• _PROMPT_: Determine the number of lines containing the word "that". Reply with it and nothing else.

======== GIVEN DATA

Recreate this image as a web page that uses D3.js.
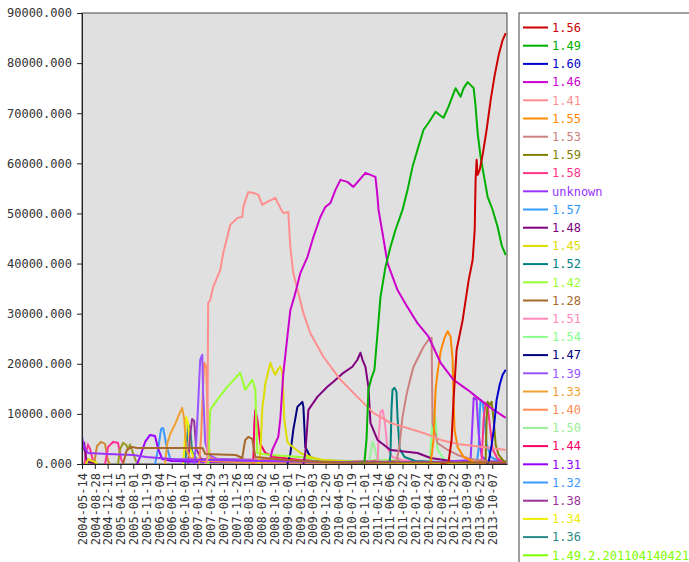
<!DOCTYPE html>
<html>
<head>
<meta charset="utf-8">
<script src="https://cdn.jsdelivr.net/npm/d3@7"></script>
<style>
  body { margin: 0; background: #fff; }
  text { font-family: "DejaVu Sans Mono", monospace; }
</style>
</head>
<body>
<div class="chart"></div>
<script>

// x positions are in "tick periods" (0 = 2004-05-14, one unit per label)
const tickLabels = ["2004-05-14","2004-08-28","2004-12-11","2005-04-15","2005-08-01","2005-11-19",
  "2006-03-04","2006-06-17","2006-10-01","2007-01-14","2007-04-29","2007-08-13","2007-11-26",
  "2008-03-18","2008-07-02","2008-10-16","2009-02-01","2009-05-17","2009-09-03","2009-12-20",
  "2010-04-05","2010-07-19","2010-11-01","2011-02-14","2011-06-06","2011-09-22","2012-01-07",
  "2012-04-24","2012-08-09","2012-11-22","2013-03-09","2013-06-23","2013-10-07"];
const yTicks = [0,10000,20000,30000,40000,50000,60000,70000,80000,90000];

const legendNames = ["1.56","1.49","1.60","1.46","1.41","1.55","1.53","1.59","1.58","unknown",
  "1.57","1.48","1.45","1.52","1.42","1.28","1.51","1.54","1.47","1.39","1.33","1.40","1.50",
  "1.44","1.31","1.32","1.38","1.34","1.36","1.49.2.201104140421"];

const v156 = [[27.97,0],[28.59,400],[28.83,4800],[28.98,12800],[29.22,22800],[29.69,28700],[30.16,36700],
  [30.47,40700],[30.63,46700],[30.70,56700],[30.78,60700],[30.86,57700],[31.02,58700],[31.25,61700],
  [31.56,66700],[31.88,72700],[32.19,77600],[32.50,81600],[32.81,84600],[33.05,86000]];
const v149 = [[21.56,0],[22.03,400],[22.19,4800],[22.34,14800],[22.58,17200],[22.81,18800],[23.05,26100],
  [23.28,33300],[23.67,39300],[24.06,43300],[24.45,46700],[25.00,50700],[25.39,54700],[25.78,59300],
  [26.17,62700],[26.64,66700],[27.03,68100],[27.58,70300],[27.97,69500],[28.20,69100],[28.59,71300],
  [29.14,75000],[29.53,73300],[29.77,75000],[30.08,76200],[30.55,75000],[30.70,71300],[30.86,66100],
  [31.09,61300],[31.64,53300],[32.03,50700],[32.42,47300],[32.73,43700],[33.05,41700]];
const v160 = [[31.56,0],[31.72,400],[31.95,3800],[32.11,6800],[32.34,12800],[32.58,15800],[32.81,17800],[33.05,18800]];
const v146 = [[14.69,1000],[14.84,2800],[15.31,5400],[15.47,9000],[15.70,18000],[16.02,25400],[16.25,30700],
  [16.64,34100],[17.03,38100],[17.58,41300],[18.05,45300],[18.59,49300],[18.98,51300],[19.38,52100],
  [19.77,54700],[20.16,56700],[20.70,56300],[21.17,55300],[22.11,58100],[22.50,57700],[22.89,57300],
  [23.05,53300],[23.13,50700],[23.44,46100],[23.83,40100],[24.61,34700],[25.39,31300],[26.17,28100],
  [27.03,25400],[27.97,20200],[28.98,16800],[30.08,14800],[30.86,13200],[31.88,11200],[33.05,9200]];
const v141 = [[9.61,0],[9.77,800],[9.84,32100],[10.00,32700],[10.23,35300],[10.78,38700],[11.02,42100],
  [11.33,45300],[11.56,47700],[12.11,49100],[12.50,49300],[12.58,51300],[12.97,54300],[13.36,54100],
  [13.75,53700],[14.06,51700],[14.45,52300],[15.08,53100],[15.47,51100],[15.70,50100],[16.09,50300],
  [16.25,43300],[16.48,38100],[16.88,34100],[17.27,30100],[17.81,26100],[18.83,21400],[20.16,16800],
  [21.48,13400],[22.73,10200],[24.06,8200],[26.64,6200],[27.97,4800],[29.30,4000],[31.88,3200],[33.05,2800]];
const v155 = [[27.19,0],[27.42,4800],[27.58,14800],[27.73,18200],[27.97,22400],[28.28,25200],[28.52,26500],
  [28.75,25400],[28.91,20800],[28.98,12800],[29.06,6800],[29.30,3400],[29.77,1400],[30.55,400],[31.48,200]];
const v153 = [[24.38,0],[24.53,400],[24.77,3800],[25.00,9400],[25.31,13800],[25.63,17200],[25.86,19400],
  [26.25,21400],[26.64,23400],[27.03,24800],[27.27,25200],[27.34,8200],[27.73,4200],[28.52,2800],
  [29.30,1800],[30.31,1000],[31.88,400]];
const v159 = [[31.25,0],[31.48,800],[31.56,8800],[31.64,12400],[31.80,11800],[31.95,12400],[32.11,8800],
  [32.27,3800],[32.50,1800],[32.81,800],[33.05,400]];
const v158 = [[30.94,0],[31.17,600],[31.33,9000],[31.48,12200],[31.64,11600],[31.80,8000],[32.03,3000],
  [32.42,1000],[33.05,400]];
const vUnknown = [[0,5400],[0.16,3400],[0.47,2200],[2.0,2000],[4.0,1800],[5.0,1400],[7.0,1000],[10,800],
  [14,600],[20,400],[28,400],[30.31,800],[30.47,9000],[30.55,13200],[30.78,12800],[30.94,6000],
  [31.17,1600],[31.56,600],[33.05,400]];
const v157 = [[30.78,0],[30.94,3000],[31.02,10000],[31.09,12800],[31.25,12400],[31.40,9000],[31.56,4000],
  [31.88,1400],[32.50,600],[33.05,400]];
const v148 = [[17.27,0],[17.42,2200],[17.66,10800],[18.36,13400],[19.14,15400],[19.61,16400],[20.39,18200],
  [21.09,19400],[21.48,20800],[21.72,22200],[21.88,20800],[22.11,19400],[22.34,15400],[22.50,8200],
  [23.05,4800],[24.06,2800],[26.17,2200],[27.19,1200],[29.30,400],[33.05,200]];
const v145 = [[13.75,0],[13.91,2000],[14.06,11000],[14.30,16000],[14.69,20200],[14.92,18600],[15.08,17800],
  [15.31,19000],[15.47,19400],[15.63,18200],[15.78,8800],[16.02,4400],[16.25,3800],[17.03,2200],
  [18.05,1200],[18.83,800],[21.0,400],[25,200],[33.05,100]];
const v152 = [[23.98,0],[24.06,2000],[24.14,10800],[24.22,14800],[24.38,15200],[24.53,14400],[24.61,9400],
  [24.77,3000],[25.16,1400],[26.0,600],[28,400],[33.05,200]];
const v142 = [[9.84,0],[10.00,10800],[10.55,12800],[11.33,15400],[12.34,18200],[12.73,14800],[13.28,16800],
  [13.52,14800],[13.67,2200],[14.69,1800],[17.03,1400],[18.59,800],[22,400],[33.05,200]];
const v128 = [[3.20,0],[3.50,2800],[3.90,3400],[4.30,3200],[9.40,3200],[9.60,2000],[12.0,1800],[12.5,1200],
  [12.73,4800],[12.97,5400],[13.28,5000],[13.52,1400],[16.0,800],[17.0,600],[20,300],[33.05,300]];
const v151 = [[23.05,0],[23.13,5000],[23.28,10400],[23.44,10800],[23.60,8800],[23.83,3000],[24.22,1400],
  [25,800],[27,400],[33.05,200]];
const v154 = [[27.11,0],[27.27,6000],[27.42,10800],[27.58,8800],[27.73,3000],[28.2,1000],[29,400],[33.05,200]];
const v147 = [[16.02,0],[16.25,2000],[16.48,6800],[16.80,11400],[17.19,12400],[17.27,11400],[17.42,3400],
  [17.81,1400],[18.83,400],[33.05,100]];
const v139 = [[8.75,0],[8.91,4400],[9.06,12000],[9.22,20800],[9.38,21800],[9.45,14000],[9.61,4400],
  [9.84,2000],[10.5,1000],[14,600],[33.05,200]];
const v133 = [[6.48,0],[6.64,4000],[6.88,6000],[7.27,8000],[7.66,10400],[7.81,11200],[7.97,9000],
  [8.13,3000],[8.44,1200],[9.5,600],[13,300],[33.05,200]];
const v140 = [[9.14,0],[9.30,6000],[9.45,16000],[9.53,20200],[9.69,19400],[9.77,12000],[9.84,4000],
  [10.0,1400],[11,800],[33.05,200]];
const v150 = [[22.34,0],[22.50,2000],[22.66,4400],[22.81,3400],[23.05,1000],[24,400],[33.05,200]];
const v144 = [[13.36,0],[13.44,8000],[13.52,10800],[13.67,9000],[13.91,4000],[14.30,2200],[15,1400],
  [17,800],[20,400],[33.05,200]];
const v131 = [[4.30,0],[4.53,1400],[4.92,4400],[5.31,5800],[5.70,5600],[5.94,3000],[6.25,1000],[7.0,600],
  [10,400],[33.05,200]];
const v132 = [[5.70,0],[5.94,3000],[6.17,7000],[6.33,7200],[6.56,4000],[6.88,1000],[8,600],[12,400],[33.05,200]];
const v138 = [[8.28,0],[8.44,6000],[8.59,9000],[8.75,8600],[8.91,3000],[9.3,1000],[33.05,200]];
const v134 = [[7.89,0],[8.05,6000],[8.13,9400],[8.28,8000],[8.44,3000],[8.75,1000],[10,400],[33.05,200]];
const v136 = [[8.05,0],[8.20,5000],[8.28,7800],[8.44,7200],[8.59,2400],[9.0,800],[33.05,200]];
const v1492 = [[21.5,0],[22.0,400],[23.0,800],[25,600],[28,300],[33.05,200]];

// older series that are drawn but not listed in the legend
const vOldA = [[0.2,0],[0.31,2400],[0.47,3800],[0.63,3000],[0.86,600],[1.0,0]];
const vOldB = [[0.94,0],[1.17,3600],[1.48,4400],[1.80,4000],[2.03,600],[2.2,0]];
const vOldC = [[1.8,0],[2.03,3400],[2.42,4400],[2.81,4200],[3.05,1000],[3.2,200]];
const vOldD = [[2.81,0],[2.97,3000],[3.20,4200],[3.45,3800],[3.59,3000],[3.75,3800],[3.98,2200],[4.2,600],[4.5,0]];
const vOldE = [[0,2400],[0.16,4400],[0.31,1200],[0.5,400],[1.0,200]];
const vOldF = [[0.3,0],[0.5,1000],[0.8,600],[1.2,200]];

const legendValues = [v156,v149,v160,v146,v141,v155,v153,v159,v158,vUnknown,v157,v148,v145,v152,v142,
  v128,v151,v154,v147,v139,v133,v140,v150,v144,v131,v132,v138,v134,v136,v1492];
const legendColors = ["#cc0000","#00b000","#0000cc","#cc00cc","#ff8f8f","#ff8800","#cc8080","#808000",
  "#ff3388","#9933ff","#3399ff","#800080","#dddd00","#008080","#99ff33","#a8682a","#ff88bb","#88ff88",
  "#000080","#9955ff","#f0a030","#ff8c55","#99ee99","#ff0066","#9900ff","#3d99ff","#993399","#eeee00",
  "#2a8a8a","#80ff00"];
const oldValues = [vOldA, vOldB, vOldC, vOldD, vOldE, vOldF];
const oldColors = ["#ff3399","#cc8833","#ff3399","#999922","#800080","#dddd00"];

const margin = ({top: 13, left: 82});
const w = 425, h = 451;

const svg = d3.select(".chart")
  .append("svg")
  .attr("width", 689)
  .attr("height", 562);

const g = svg.append("g")
  .attr("transform", `translate(${margin.left},${margin.top})`);

const xScale = d3.scaleLinear().domain([0, 33.15]).range([0, w]);
const yScale = d3.scaleLinear().domain([0, 90000]).range([h, 0]);

// plot background
g.append("rect")
  .attr("width", w)
  .attr("height", h)
  .attr("fill", "#e0e0e0")
  .attr("stroke", "#444");

g.append("clipPath").attr("id", "clip")
  .append("rect").attr("width", w).attr("height", h);

const line = d3.line()
  .x(d => xScale(d[0]))
  .y(d => yScale(d[1]));

const lines = g.append("g").attr("clip-path", "url(#clip)");

oldValues.forEach((vals, i) => {
  lines.append("path")
    .datum(vals)
    .attr("fill", "none")
    .attr("stroke", oldColors[i])
    .attr("stroke-width", 2)
    .attr("d", line);
});

// draw oldest entries first, newest on top; 1.28 keeps its baseline visible
const order = d3.range(legendNames.length).reverse().filter(i => legendNames[i] !== "1.28");
order.push(legendNames.indexOf("1.28"));
order.forEach(i => {
  lines.append("path")
    .datum(legendValues[i])
    .attr("fill", "none")
    .attr("stroke", legendColors[i])
    .attr("stroke-width", 2)
    .attr("stroke-linejoin", "round")
    .attr("d", line);
});

// axes
const yAxis = d3.axisLeft(yScale)
  .tickValues(yTicks)
  .tickFormat(d3.format(".3f"))
  .tickSize(5)
  .tickSizeOuter(0);

g.append("g")
  .attr("class", "axis y-axis")
  .call(yAxis)
  .call(ax => ax.selectAll("text").attr("font-size", 12).attr("fill", "#333").attr("x", -10))
  .call(ax => ax.selectAll("line, path").attr("stroke", "#222"));

const xAxis = d3.axisBottom(xScale)
  .tickValues(d3.range(tickLabels.length))
  .tickFormat(i => tickLabels[i])
  .tickSize(5)
  .tickSizeOuter(0);

g.append("g")
  .attr("class", "axis x-axis")
  .attr("transform", `translate(0,${h})`)
  .call(xAxis)
  .call(ax => ax.selectAll("line, path").attr("stroke", "#222"))
  .selectAll("text")
    .attr("font-size", 12)
    .attr("fill", "#333")
    .attr("transform", "rotate(-90)")
    .attr("text-anchor", "end")
    .attr("x", -9)
    .attr("y", 0)
    .attr("dy", "0.35em");

// legend
const legend = svg.append("g").attr("transform", "translate(519,13)");

legend.append("rect")
  .attr("width", 200)
  .attr("height", 600)
  .attr("fill", "#fff")
  .attr("stroke", "#444");

const items = legend.selectAll(".item")
  .data(legendNames)
  .enter().append("g")
  .attr("transform", (d, i) => `translate(0,${14.5 + i * 18.2})`);

items.append("line")
  .attr("x1", 4).attr("x2", 29)
  .attr("stroke", (d, i) => legendColors[i])
  .attr("stroke-width", 2);

items.append("text")
  .attr("x", 33)
  .attr("dy", "0.35em")
  .attr("font-size", 12)
  .attr("fill", (d, i) => legendColors[i])
  .text(d => d);

</script>
</body>
</html>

================

• _FINAL RESULT_: 2